Chief executive adds that the insurer has seen 3,000 new business interruption claims following the Supreme Court’s judgment in January
Allianz Insurance has been forced to pay out for coronavirus-related business interruption (BI) claims due to broker wordings, said Jon Dye, chief executive of Allianz Holdings.
Speaking to trade press following the publication of Allianz Holdings’s 2020 full year financial results, he said: “The only area where there is cover [for Covid-19-linked BI claims] are on broker wordings.
“It’s about 2.5% of our total business interruption sums insured where there are extensions for notifiable diseases or specified illnesses or other forms of denial of access cover where there might be some cover, so it’s a very small subset of the total business interruption book.”
He added that “all of the Allianz standard products have this clearly excluded”.
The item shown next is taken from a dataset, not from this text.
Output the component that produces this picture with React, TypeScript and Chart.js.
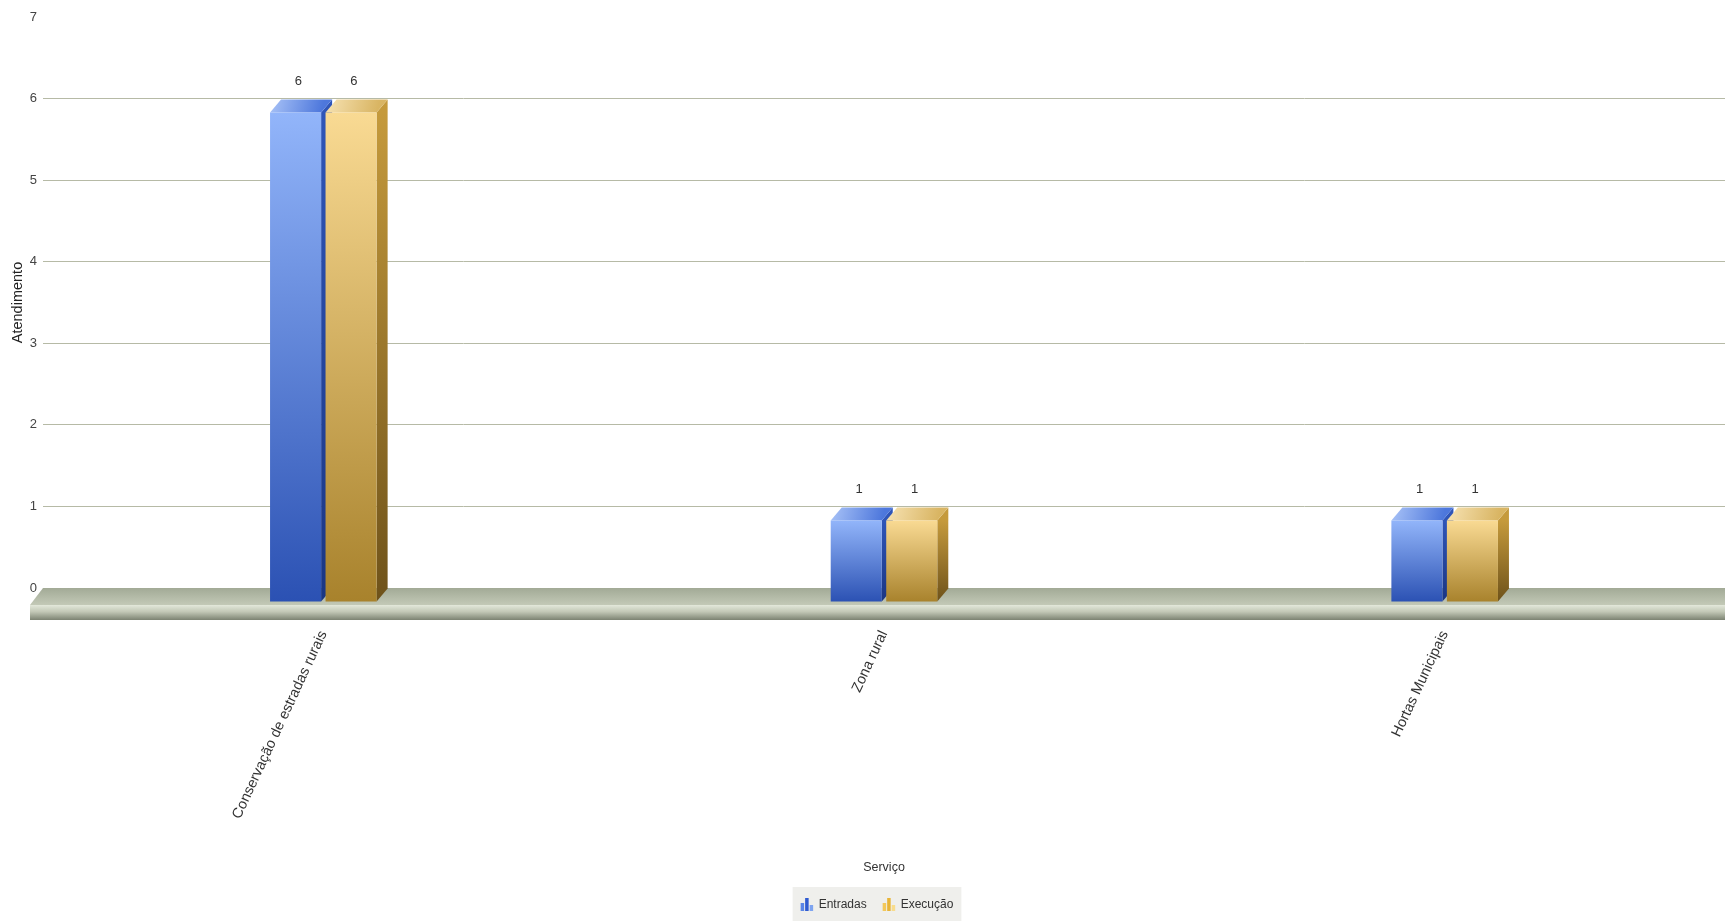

To prevent potential coverage discrepancies like this happening again, Dye said the solution lies in underwriting.
He continued: “The industry as a whole didn’t have this risk front of mind [18 months ago]. I don’t think the world as a whole had this risk front of mind and hence all of a sudden, we’re applying a bunch of wordings to a situation which they were never designed to respond to. We’ve found a lot of complexity in there.
“It does ask us some questions about how do we look at the broker wordings that are presented and how do we make sure they are transparent and accurate because our own wordings actually were transparent and accurate.”
Claims uptick
Following the Supreme Court’s final ruling in January this year, Dye told journalists Allianz Insurance has received 3,000 additional claims – however, only 100 of these will have cover, he added.
Describing the claims increase in the wake of the Supreme Court judgment as “very significant”, Dye explained: “That’s simply because the press reporting was [around] ‘a massive boost for small business’ and of course, lots of small business customers thought that this was a moment, therefore, to come forward with a claim and the vast majority of them don’t have any cover. The important thing for us is to clearly explain to people why the cover isn’t there.”
Despite this, Dye added that Allianz Insurance was not “much affected by the Supreme Court” decision, as it “probably only had about 200 claims that were impacted by that”. Dye said the firm was currently working through these claims, gathering information from broker partners.
A responsible approach
Speaking more broadly on how the insurer reacted to BI claims linked to the pandemic, Dye said: “We have handled this entirely appropriately and indeed through a market leading and responsible approach.
“We could see that some of these claims have been covered from the outset and we have been paying them from the outset. Clearly, the first instance judgment gave further clarity.
“For us, the story of BI claims has been much more about understanding what the cover is and paying the claims from the get go. That’s really why we find ourselves already at a point where 75% of all claims have received either an interim or final payment.
“The feedback that we’ve received from brokers in particular around that has been very positive and that’s just the right thing to do as far as we’re concerned.”
Dye added that “brokers have got a key role” when it comes to the claims process here “in terms of working with their clients to make sure that the information that the insurer needs to settle the claim is available”.
“We’re working through that portfolio of claims,” he continued. “You will undoubtedly see, as you do with any sort of claim, the more straightforward, smaller cases will get settled off quickly and many of them in fact already have been.
“There will be some of the bigger ticket cases where clearly the issues are more complex and a greater deal of information is required and they will take a bit longer.”
Net of reinsurance, Dye revealed that Allianz Insurance’s exposure to BI claims is £175m – he added that the firm has paid around 1,800 interim or full payments to date, which amounts to “£40m and counting”.
This includes 78% of valid small business claims. “The other 22%, we’re busily gathering the information via brokers from the customers, to enable us to settle those as well,” he added.
“That process is running pretty smoothly and we’re handling that in the same way you would handle any other catastrophe event, which is to make sure we’re looking after our customers and getting them the financial support that they need as quickly as possible.”